*What to do:*
Only the lines from the start of the data to the line containing "from matplotlib.patches import Rectangle", both included, should be output, exactly and without pictures.
─── Given information
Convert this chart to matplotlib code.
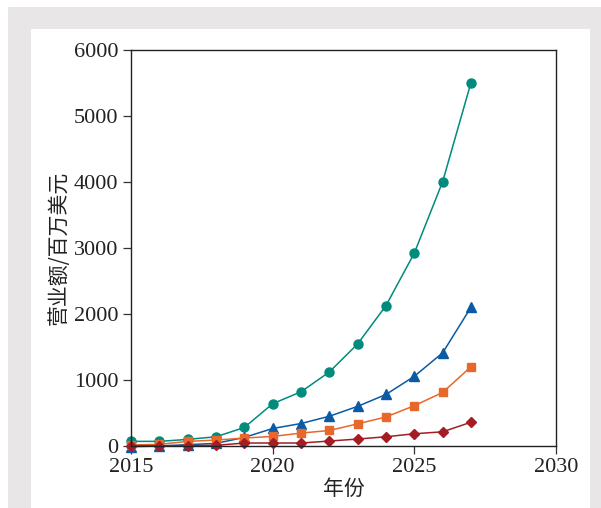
import matplotlib
matplotlib.use("Agg")
import matplotlib.pyplot as plt
from matplotlib.patches import Rectangle

years = [2015, 2016, 2017, 2018, 2019, 2020, 2021, 2022, 2023, 2024, 2025, 2026, 2027]
teal = [70, 70, 100, 140, 280, 640, 820, 1120, 1545, 2125, 2920, 4000, 5500]
blue = [-10, 0, 20, 40, 130, 265, 340, 450, 600, 780, 1055, 1410, 2100]
orange = [15, 25, 70, 90, 120, 145, 195, 235, 335, 440, 610, 810, 1200]
red = [5, 5, 5, 10, 45, 45, 45, 75, 105, 140, 185, 215, 360]

xticks = [2015, 2020, 2025, 2030]
yticks = [0, 1000, 2000, 3000, 4000, 5000, 6000]

W, H = 601, 508
fig = plt.figure(figsize=(W / 100, H / 100), dpi=100, facecolor="white")

# grey frame with white panel, kept behind the axes
fig.patches.append(Rectangle((8 / W, 0), 1 - 8 / W, 1 - 7 / H, transform=fig.transFigure,
                             facecolor="#e8e6e7", edgecolor="none", zorder=-2))
fig.patches.append(Rectangle((31 / W, 0), (590 - 31) / W, 1 - 29 / H, transform=fig.transFigure,
                             facecolor="white", edgecolor="none", zorder=-1))

ax = fig.add_axes([131 / W, (H - 446) / H, (556 - 131) / W, (446 - 49.5) / H])
ax.set_facecolor("none")

ax.plot(years, teal, color="#008b7d", marker="o", markersize=6.5, linewidth=1.1, clip_on=False)
ax.plot(years, blue, color="#0a5aa6", marker="^", markersize=7, linewidth=1.1, clip_on=False)
ax.plot(years, orange, color="#e8672a", marker="s", markersize=5.5, linewidth=1.1, clip_on=False)
ax.plot(years, red, color="#a51d24", marker="D", markersize=5, linewidth=1.1, clip_on=False)

ax.set_xlim(2015, 2030)
ax.set_ylim(0, 6000)
ax.set_xticks(xticks)
ax.set_yticks(yticks)

serif = ["Liberation Serif", "DejaVu Serif"]
for lab in ax.get_xticklabels() + ax.get_yticklabels():
    lab.set_family(serif)
    lab.set_fontsize(16)
    lab.set_color("#222222")

ax.tick_params(direction="out", length=6, width=0.9, pad=3, color="#333333")
for s in ax.spines.values():
    s.set_linewidth(1.0)
    s.set_color("#222222")

cjk = ["Noto Sans CJK SC", "DejaVu Sans"]
ax.set_xlabel("年份", family=cjk, fontsize=15, labelpad=0, color="#222222")
ax.set_ylabel("营业额/百万美元", family=cjk, fontsize=15, labelpad=3, color="#222222")

fig.savefig("out.png", dpi=100)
──────
*Written reply:*
Convert this chart to matplotlib code.
import matplotlib
matplotlib.use("Agg")
import matplotlib.pyplot as plt
from matplotlib.patches import Rectangle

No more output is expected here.